What to do: Write out the listing below in full and exactly, leaving out every picture.

Information supplied:
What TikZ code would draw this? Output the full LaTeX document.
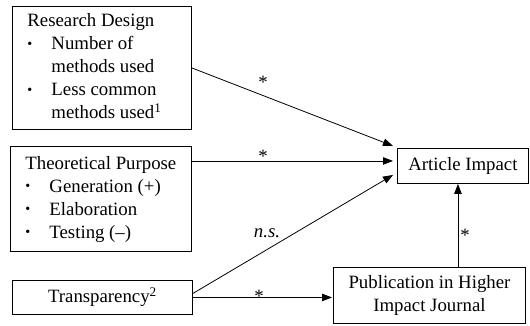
\documentclass[tikz,border=0pt]{standalone}
\usepackage{fontspec}
\setmainfont{Liberation Serif}
\usetikzlibrary{arrows.meta,calc}
\newcommand{\mybul}{\raisebox{1.5pt}{\scalebox{0.75}{\textbullet}}}
\begin{document}
\begin{tikzpicture}[x=1pt,y=-1pt,
  txt/.style={font=\fontsize{18.8}{23}\selectfont},
  box/.style={draw, line width=0.9pt, inner ysep=0pt, txt},
  link/.style={draw, line width=0.8pt, -{Triangle[length=10pt,width=7.5pt]}},
  lbl/.style={font=\fontsize{18.8}{23}\selectfont, anchor=base, inner sep=0pt}]
\useasboundingbox (0,0) rectangle (530,326);
% boxes
\node[box, inner xsep=15pt, minimum height=123pt, anchor=north west] (rd) at (12,6)
  {\makebox[149pt][l]{\begin{tabular}{@{}p{24pt}@{}l@{}}
   \multicolumn{2}{@{}l@{}}{Research Design}\\
   \mybul & Number of\\
          & methods used\\
   \mybul & Less common\\
          & methods used\textsuperscript{1}
   \end{tabular}}};
\node[box, inner xsep=15pt, minimum height=105pt, anchor=north west] (tp) at (10,146)
  {\makebox[151pt][l]{\begin{tabular}{@{}p{24pt}@{}l@{}}
   \multicolumn{2}{@{}l@{}}{Theoretical Purpose}\\
   \mybul & Generation (+)\\
   \mybul & Elaboration\\
   \mybul & Testing (\textendash)
   \end{tabular}}};
\node[box, minimum width=180pt, minimum height=34pt, anchor=north west] (tr) at (12,280)
  {Transparency\textsuperscript{2}};
\node[box, minimum width=131pt, minimum height=35pt, anchor=north west] (ai) at (397,148)
  {Article Impact};
\node[box, minimum width=192pt, minimum height=56pt, anchor=north west, align=center] (pub) at (333,267)
  {Publication in Higher\\Impact Journal};
% connectors
\coordinate (aiA) at ($(ai.west)+(-4,-20)$);
\coordinate (aiT) at ($(ai.west)+(-4,-5)$);
\coordinate (aiB) at ($(ai.west)+(-4,9)$);
\coordinate (trD) at ($(tr.east)+(0,-4)$);
\coordinate (v) at ($(ai.south)+(-5,0)$);
\draw[link] (rd.east) -- (aiA);
\draw[link] (tp.east |- aiT) -- (aiT);
\draw[link] (trD) -- (aiB);
\draw[link, shorten >=1pt] (tr.east) -- (tr.east -| pub.west);
\draw[link] (v |- pub.north) -- (v);
% labels
\node[lbl] (s1) at (263,89) {*};
\node[lbl] (s2) at (263,162) {*};
\node[lbl] (ns) at (267,237) {\textit{n.s.}};
\node[lbl] (s3) at (259,302) {*};
\node[lbl] (s4) at (465,241) {*};
\end{tikzpicture}
\end{document}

Solution below:
What TikZ code would draw this? Output the full LaTeX document.
\documentclass[tikz,border=0pt]{standalone}
\usepackage{fontspec}
\setmainfont{Liberation Serif}
\usetikzlibrary{arrows.meta,calc}
\newcommand{\mybul}{\raisebox{1.5pt}{\scalebox{0.75}{\textbullet}}}
\begin{document}
\begin{tikzpicture}[x=1pt,y=-1pt,
  txt/.style={font=\fontsize{18.8}{23}\selectfont},
  box/.style={draw, line width=0.9pt, inner ysep=0pt, txt},
  link/.style={draw, line width=0.8pt, -{Triangle[length=10pt,width=7.5pt]}},
  lbl/.style={font=\fontsize{18.8}{23}\selectfont, anchor=base, inner sep=0pt}]
\useasboundingbox (0,0) rectangle (530,326);
% boxes
\node[box, inner xsep=15pt, minimum height=123pt, anchor=north west] (rd) at (12,6)
  {\makebox[149pt][l]{\begin{tabular}{@{}p{24pt}@{}l@{}}
   \multicolumn{2}{@{}l@{}}{Research Design}\\
   \mybul & Number of\\
          & methods used\\
   \mybul & Less common\\
          & methods used\textsuperscript{1}
   \end{tabular}}};
\node[box, inner xsep=15pt, minimum height=105pt, anchor=north west] (tp) at (10,146)
  {\makebox[151pt][l]{\begin{tabular}{@{}p{24pt}@{}l@{}}
   \multicolumn{2}{@{}l@{}}{Theoretical Purpose}\\
   \mybul & Generation (+)\\
   \mybul & Elaboration\\
   \mybul & Testing (\textendash)
   \end{tabular}}};
\node[box, minimum width=180pt, minimum height=34pt, anchor=north west] (tr) at (12,280)
  {Transparency\textsuperscript{2}};
\node[box, minimum width=131pt, minimum height=35pt, anchor=north west] (ai) at (397,148)
  {Article Impact};
\node[box, minimum width=192pt, minimum height=56pt, anchor=north west, align=center] (pub) at (333,267)
  {Publication in Higher\\Impact Journal};
% connectors
\coordinate (aiA) at ($(ai.west)+(-4,-20)$);
\coordinate (aiT) at ($(ai.west)+(-4,-5)$);
\coordinate (aiB) at ($(ai.west)+(-4,9)$);
\coordinate (trD) at ($(tr.east)+(0,-4)$);
\coordinate (v) at ($(ai.south)+(-5,0)$);
\draw[link] (rd.east) -- (aiA);
\draw[link] (tp.east |- aiT) -- (aiT);
\draw[link] (trD) -- (aiB);
\draw[link, shorten >=1pt] (tr.east) -- (tr.east -| pub.west);
\draw[link] (v |- pub.north) -- (v);
% labels
\node[lbl] (s1) at (263,89) {*};
\node[lbl] (s2) at (263,162) {*};
\node[lbl] (ns) at (267,237) {\textit{n.s.}};
\node[lbl] (s3) at (259,302) {*};
\node[lbl] (s4) at (465,241) {*};
\end{tikzpicture}
\end{document}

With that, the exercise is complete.